Enfant d’immigrés, cette position intenable…

Des analyses du sociologue Abdelmalek Sayad sur le rôle de l’école face à l’immigration.

Olivier Doubre  • 2 octobre 2014 abonné·es

Disparu en 1998 à l’âge de 65 ans, Abdelmalek Sayad demeure l’un des plus fins sociologues du phénomène migratoire en France. C’est Pierre Bourdieu qui, alors assistant à la faculté d’Alger durant les dernières années de la guerre d’indépendance, entraîna ce jeune instituteur kabyle vers la sociologie, jusqu’à en faire son assistant à l’EHESS.

Sayad a profondément marqué sa discipline et formé le concept de « double absence », titre éponyme de son maître ouvrage [^2], où émigration et immigration sont considérées comme les « recto et verso de la même feuille ». Car « l’émigré/immigré » se trouve à souffrir de l’absence de son pays d’origine, tout en étant absent dans son pays de résidence, du fait de l’exclusion. À partir de sa critique de l’injonction que recouvre le terme « intégration » et du « discours performatif » sur les « générations immigrées [^3] », Abdelmalek Sayad a aussi consacré une grande part de son travail à la question plus spécifique des enfants de l’immigration, en particulier leur place dans l’école française.

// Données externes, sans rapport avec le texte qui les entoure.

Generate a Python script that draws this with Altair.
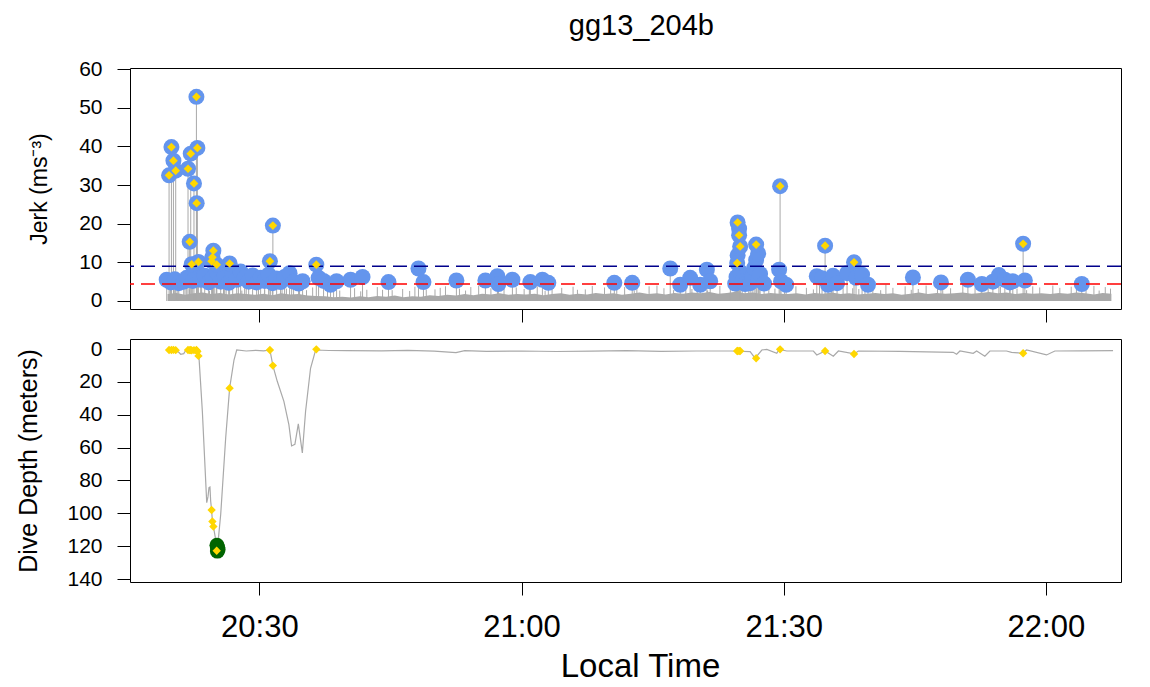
import altair as alt
import pandas as pd

FONT = "Liberation Sans"
GRAY = "#A9A9A9"

# ---------------- data ----------------
tick_minutes = [30, 60, 90, 120]            # minutes after 20:00
tick_labels = ["20:30", "21:00", "21:30", "22:00"]
x_domain = [15.2, 128.6]

jerk_ticks = [0, 10, 20, 30, 40, 50, 60]
depth_ticks = [0, 20, 40, 60, 80, 100, 120, 140]

# thresholds
thr_values = [9.0, 4.4]
thr_colors = ["#00008B", "#FF0000"]

# background jerk envelope (every minute from 19.5)
noise_start = 19.5
noise_vals = [
    1.8, 2.1, 1.6, 2.0, 2.2, 1.8, 2.1, 1.7, 2.0, 1.8, 1.6,
    1.9, 1.5, 2.0, 1.7, 1.8, 1.4, 1.3, 1.2, 1.0, 1.1,
    0.9, 1.2, 1.0, 1.3, 1.1, 1.4, 1.0, 1.2, 1.1, 1.5,
    1.3, 1.6, 1.4, 1.8, 1.5, 1.9, 1.7, 2.0, 1.6, 1.8,
    1.7, 1.9, 1.5, 1.8, 2.0, 1.6, 1.9, 1.7, 2.1, 1.8,
    2.0, 1.6, 1.9, 2.2, 1.8, 2.0, 1.7, 2.1, 1.9, 2.2,
    2.0, 2.3, 1.9, 2.1, 2.4, 2.0, 2.2, 1.8, 2.1, 1.9,
    1.8, 2.0, 1.7, 2.1, 1.9, 2.2, 1.8, 2.0, 1.7, 1.9,
    2.1, 1.8, 2.0, 1.6, 1.9, 2.2, 1.8, 2.1, 1.9, 2.0,
    2.2, 1.9, 2.1, 2.3, 2.0, 2.2, 1.8, 2.1, 1.9, 2.0,
    1.8, 2.1, 1.9, 2.2, 2.0, 1.7, 2.1, 1.9,
]

spike_t = [19.8, 20.6, 21.5, 23.4, 24.9, 26.2, 27.6, 28.5, 29.9, 31.3,
           32.6, 33.7, 35.4, 36.1, 37.8, 39.2, 40.9, 42.3, 43.5, 45.2,
           46.4, 47.8, 49.1, 50.7, 51.3, 52.9, 54.2, 55.1, 56.5, 58.0,
           59.4, 60.3, 61.8, 63.5, 64.6, 65.9, 67.3, 68.1, 69.5, 70.9,
           71.8, 73.2, 74.6, 75.5, 76.3, 78.8, 80.1, 82.7, 83.9, 86.0,
           88.3, 89.0, 91.4, 92.6, 94.1, 96.8, 97.9, 99.3, 100.2, 101.7,
           102.5, 103.9, 105.4, 106.3, 107.6, 109.1, 110.5, 111.9, 113.4, 114.8,
           116.7, 118.5, 119.3, 120.8, 121.6, 122.9, 124.6, 125.5, 126.8, 127.4,
           20.2, 22.0, 24.3, 25.9, 28.0, 30.6, 33.1, 34.6, 38.5, 41.6,
           44.1, 47.2, 50.1, 53.6, 57.3, 60.9, 62.7, 66.4, 70.2, 72.9,
           77.4, 79.5, 81.3, 84.8, 87.2, 90.1, 93.4, 95.5, 98.6, 101.1,
           104.6, 108.2, 112.6, 115.9, 117.8, 123.5, 126.1]
spike_h = [3.4, 4.2, 3.1, 3.8, 4.5, 3.3, 4.0, 3.6, 2.9, 4.4,
           3.2, 3.9, 2.8, 3.5, 3.0, 2.7, 3.3, 2.9, 3.6, 2.8,
           3.1, 3.7, 2.9, 3.4, 3.8, 3.2, 3.6, 4.0, 3.3, 3.9,
           3.5, 3.1, 3.8, 4.1, 3.4, 3.7, 3.0, 3.9, 3.5, 4.2,
           3.6, 3.2, 3.8, 4.0, 3.3, 3.7, 4.3, 3.9, 3.5, 4.1,
           3.6, 3.2, 3.8, 3.4, 4.0, 3.7, 3.3, 3.9, 3.5, 4.2,
           3.4, 3.8, 3.1, 4.0, 3.6, 3.3, 3.9, 3.5, 4.1, 3.7,
           3.2, 3.8, 3.5, 4.0, 3.4, 3.7, 3.3, 3.9, 3.6, 3.2,
           2.8, 3.0, 2.6, 3.1, 2.7, 2.9, 3.2, 2.6, 2.8, 2.5,
           2.9, 2.6, 3.0, 2.7, 2.8, 3.1, 2.6, 2.9, 3.0, 2.7,
           2.8, 3.1, 2.7, 2.9, 3.2, 2.8, 3.0, 2.6, 3.1, 2.8,
           2.9, 3.0, 2.7, 3.1, 2.8, 3.0, 2.7]

# detected events below the upper threshold (blue circles only)
ev_t = [19.40, 19.86, 20.32, 20.78, 21.35, 21.69, 22.38, 22.83, 23.29, 23.75,
        24.20, 24.66, 25.12, 25.58, 26.03, 26.49, 26.95, 27.41, 27.86, 28.32,
        28.78, 29.23, 29.69, 30.15, 30.61, 31.06, 31.52, 31.98, 32.43, 32.89,
        33.46, 33.92, 34.49, 34.95, 36.78, 37.35, 38.15, 38.84, 40.44, 41.81,
        44.78, 48.21, 48.78, 52.55, 55.87, 57.24, 57.35, 58.96, 61.01, 62.39,
        63.07, 70.62, 72.67, 77.02, 78.16, 79.30, 80.45, 81.21, 81.59,
        84.45, 84.60, 84.73, 84.90, 85.02, 85.25, 85.59,
        86.16, 86.39, 86.62, 86.85, 87.08, 87.08, 87.30, 87.76,
        89.48, 89.70, 90.28, 93.79, 94.39, 95.08, 95.65, 96.11,
        97.25, 98.28, 98.97, 99.65, 104.79, 108.00, 111.08, 112.68,
        113.94, 114.63, 115.31, 115.88, 116.22, 117.60, 124.11]
ev_j = [5.5, 4.8, 5.6, 4.6, 5.0, 6.0, 5.2, 7.0, 5.5, 6.5,
        4.8, 6.0, 7.5, 5.0, 6.3, 4.7, 7.0, 5.5, 7.6, 6.0,
        5.0, 6.6, 4.8, 6.0, 5.2, 6.8, 4.6, 5.8, 4.9, 6.2,
        7.2, 5.0, 4.5, 5.1, 6.0, 5.2, 4.2, 5.1, 5.5, 6.2,
        4.9, 8.4, 4.9, 5.3, 5.3, 6.4, 4.4, 5.5, 4.9, 5.5,
        4.7, 4.7, 4.7, 8.4, 4.2, 6.0, 4.2, 8.1, 5.1,
        4.5, 6.2, 11.8, 18.7, 7.5, 5.0, 4.4,
        4.6, 6.3, 8.5, 10.6, 12.3, 5.5, 7.0, 4.5,
        8.1, 5.1, 4.2, 6.4, 5.9, 4.2, 6.5, 4.6,
        7.2, 6.0, 6.8, 4.2, 6.1, 4.8, 5.5, 4.4,
        5.0, 6.7, 5.5, 4.8, 5.1, 5.3, 4.4]

# events above the upper threshold (diamonds), with their dive depth
dia_t = [19.67, 19.94, 20.17, 20.43, 21.84, 22.03, 22.15, 22.26, 22.52, 22.80,
         22.83, 22.91, 23.03, 24.54, 24.63, 24.74, 25.12, 26.60, 31.21, 31.55,
         36.52, 84.68, 84.73, 84.90, 85.02, 86.85, 89.59, 94.74, 98.05, 117.40]
dia_j = [32.5, 39.8, 36.3, 33.7, 34.2, 15.3, 38.1, 9.5, 30.4, 52.8,
         25.3, 39.6, 10.1, 10.3, 11.3, 13.0, 9.4, 9.7, 10.3, 19.5,
         9.4, 9.8, 20.3, 17.0, 14.1, 14.6, 29.7, 14.3, 10.0, 14.8]
dia_d = [0.6, 0.6, 0.5, 0.7, 0.6, 0.7, 0.6, 0.8, 0.7, 0.6,
         1.0, 1.5, 4.2, 98.0, 105.0, 108.0, 122.8, 23.8, 0.6, 10.1,
         0.2, 1.2, 1.2, 1.2, 1.2, 5.6, 0.2, 1.2, 3.0, 2.6]

# bottom-phase markers
green_t = [25.15, 25.22, 25.28, 25.20]
green_d = [119.4, 120.6, 122.0, 123.0]

# dive profile
depth_t = [19.40, 20.43, 20.78, 21.00, 21.35, 21.58, 22.15, 22.83, 23.06, 23.10,
           23.48, 23.75, 23.98, 24.12, 24.24, 24.35, 24.43, 24.54, 24.63, 24.74,
           25.00, 25.12, 25.27, 25.58, 26.15, 26.60, 27.10, 27.41, 28.5, 29.6,
           30.5, 31.21, 31.55, 32.06, 32.81, 33.38, 33.69, 34.07, 34.46, 34.92,
           35.29, 35.86, 36.44, 38.0, 40.0, 44.0, 47.0, 50.0, 52.5, 53.5,
           56.0, 60.0, 64.0, 68.0, 72.0, 76.0, 80.0, 84.0, 86.16, 86.73,
           87.50, 88.07, 89.21, 89.48, 90.36, 93.40, 93.79, 94.74, 95.68, 96.26,
           98.08, 98.54, 103.31, 109.40, 109.79, 110.17, 111.69, 112.08, 113.02, 113.60,
           115.50, 116.08, 117.33, 117.79, 120.08, 121.03, 124.0, 127.69]
depth_d = [0.6, 1.0, 2.0, 3.2, 2.8, 0.8, 0.7, 1.2, 5.0, 5.6,
           38.0, 68.0, 93.5, 90.0, 84.4, 84.0, 92.5, 98.0, 105.0, 108.0,
           115.8, 122.0, 118.0, 100.6, 54.0, 23.8, 6.7, 0.6, 1.2, 0.8,
           1.1, 0.6, 10.1, 19.8, 31.9, 46.0, 59.0, 58.0, 45.6, 63.2,
           38.0, 11.7, 0.6, 0.9, 1.0, 1.1, 0.8, 1.3, 2.2, 1.0,
           1.4, 1.2, 1.5, 1.3, 1.0, 1.4, 1.2, 1.2, 1.6, 5.6,
           0.6, 0.2, 2.6, 0.2, 1.2, 1.2, 3.6, 1.2, 4.4, 1.2,
           3.0, 1.2, 1.4, 2.0, 3.2, 1.2, 2.6, 1.2, 4.4, 1.2,
           1.2, 2.0, 2.6, 0.6, 3.6, 1.2, 1.1, 1.0]

# ---------------- frames ----------------
noise_df = pd.DataFrame({
    "t": [noise_start + i for i in range(len(noise_vals))],
    "j": noise_vals, "j0": 0.0})
spike_df = pd.DataFrame({"t": spike_t, "j": spike_h, "j0": 0.0})
all_t = ev_t + dia_t
all_j = ev_j + dia_j
event_df = pd.DataFrame({"t": all_t, "j": all_j, "j0": 0.0})
dia_df = pd.DataFrame({"t": dia_t, "j": dia_j, "d": dia_d})
thr_df = pd.DataFrame({"j": thr_values, "c": thr_colors})
green_df = pd.DataFrame({"t": green_t, "d": green_d})
depth_df = pd.DataFrame({"t": depth_t, "d": depth_d})

label_expr = ""
for m, l in zip(tick_minutes, tick_labels):
    label_expr += f"datum.value == {m} ? '{l}' : "
label_expr += "''"

W = 991
H_TOP = 241
H_BOT = 243

AX_COMMON = dict(labelFont=FONT, titleFont=FONT, labelColor="black",
                 titleColor="black", tickColor="black", tickWidth=1,
                 titleFontWeight="normal", domain=False, grid=False,
                 tickSize=13)


def xenc(show_labels):
    return alt.X(
        "t:Q",
        scale=alt.Scale(domain=x_domain, nice=False, zero=False),
        axis=alt.Axis(
            values=tick_minutes, labels=show_labels, labelExpr=label_expr,
            title="Local Time" if show_labels else None,
            labelFontSize=31, labelPadding=17, titleFontSize=33,
            titlePadding=8, titleX=510, labelFlush=False, **AX_COMMON),
    )


ytop = alt.Y(
    "j:Q",
    scale=alt.Scale(domain=[-2.07, 60.26], nice=False, zero=False),
    axis=alt.Axis(values=jerk_ticks, title="Jerk (ms⁻³)",
                  labelPadding=15, labelFontSize=21, titleFontSize=23,
                  titlePadding=27, **AX_COMMON),
)
ybot = alt.Y(
    "d:Q",
    scale=alt.Scale(domain=[-6.1, 141.8], nice=False, zero=False, reverse=True),
    axis=alt.Axis(values=depth_ticks, title="Dive Depth (meters)",
                  labelPadding=15, labelFontSize=21, titleFontSize=25,
                  titlePadding=25, **AX_COMMON),
)

noise = alt.Chart(noise_df).mark_area(color=GRAY, opacity=1).encode(
    x=xenc(False), y=ytop, y2="j0:Q")
spikes = alt.Chart(spike_df).mark_rule(color=GRAY, strokeWidth=1).encode(
    x=xenc(False), y=ytop, y2="j0:Q")
stems = alt.Chart(event_df).mark_rule(color=GRAY, strokeWidth=1).encode(
    x=xenc(False), y=ytop, y2="j0:Q")
circles = alt.Chart(event_df).mark_circle(size=256, color="#6495ED", opacity=1).encode(
    x=xenc(False), y=ytop)
thresholds = alt.Chart(thr_df).mark_rule(strokeWidth=1.5, strokeDash=[14, 7]).encode(
    y=ytop, color=alt.Color("c:N", scale=None))
diamonds = alt.Chart(dia_df).mark_point(shape="diamond", filled=True, size=76,
                                        color="#FFD700", opacity=1).encode(
    x=xenc(False), y=ytop)

top = alt.layer(noise, spikes, stems, circles, thresholds, diamonds).properties(
    width=W, height=H_TOP)

profile = alt.Chart(depth_df).mark_line(color=GRAY, strokeWidth=1.2).encode(
    x=xenc(True), y=ybot)
greens = alt.Chart(green_df).mark_circle(size=225, color="#006400", opacity=1).encode(
    x=xenc(True), y=ybot)
dia_bot = alt.Chart(dia_df).mark_point(shape="diamond", filled=True, size=70,
                                       color="#FFD700", opacity=1).encode(
    x=xenc(True), y=ybot)

bottom = alt.layer(profile, greens, dia_bot).properties(width=W, height=H_BOT)

chart = alt.vconcat(top, bottom, spacing=14).resolve_scale(x="independent").properties(
    title=alt.TitleParams("gg13_204b", fontSize=29, font=FONT, fontWeight="normal",
                          anchor="middle", offset=17, dx=72, color="black"),
    padding={"left": 8, "top": 3, "right": 5, "bottom": 0},
    background="white",
).configure_view(stroke="black", strokeWidth=1)

chart.save("out.html", embed_options={"renderer": "svg", "actions": False})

Il a multiplié enquêtes et interventions, notamment auprès d’organismes de formation des enseignants, à partir du milieu des années 1970, lorsque la politique de regroupement familial a entraîné l’arrivée massive de ces jeunes dans une institution scolaire qui va alors développer des dispositifs ad hoc et des pédagogies dites « culturalistes ».

Ce sont une dizaine de ces essais critiques, écrits entre 1977 et 1997, qu’ont exhumés des archives Sayad les chercheurs Benoît Falaize et Smaïn Laacher. Particulièrement intéressants sont ceux rédigés au milieu des années 1980. Rare sociologue à travailler sur ce sujet à l’époque, Sayad accepte de rejoindre fin 1984 une commission créée par le ministre de l’Éducation nationale, Jean-Pierre Chevènement, chargée d’une réflexion sur « l’immigration à l’école de la République », et dirigée par Jacques Berque, spécialiste du monde arabo-musulman.

Dans la foulée de la première percée électorale du Front national (à Dreux), on assiste alors à une « hypermédiatisation de la question immigrée, [qui] tend à cristalliser sur les enfants dits “issus de l’immigration” des tensions qui rejaillissent sur les débats concernant l’école ». Le sociologue va s’attacher à montrer combien leur position y est « intenable ». « Ni étrangers culturellement », « ni nationalement », ils sont de « “mauvais produits” sans doute de la société française, aux yeux de certains, mais produits quand même de cette société ». On ne sait en fait, souligne-t-il, « ce qu’il faut attendre d’eux ». Sayad démissionnera de la commission Berque, lui reprochant de désocialiser le « problème », en remplaçant des questions sociales par des questions ethniques. Une analyse, on le voit, qui n’a pas pris une ride.

[^2]: La Double Absence. Des illusions de l’émigré aux souffrances de l’immigré , préface de Pierre Bourdieu [1999], Points-Seuil.

[^3]: Voir notamment l’Immigration ou les paradoxes de l’altérité. Les enfants illégitimes (vol. 2), Raisons d’agir, 2006.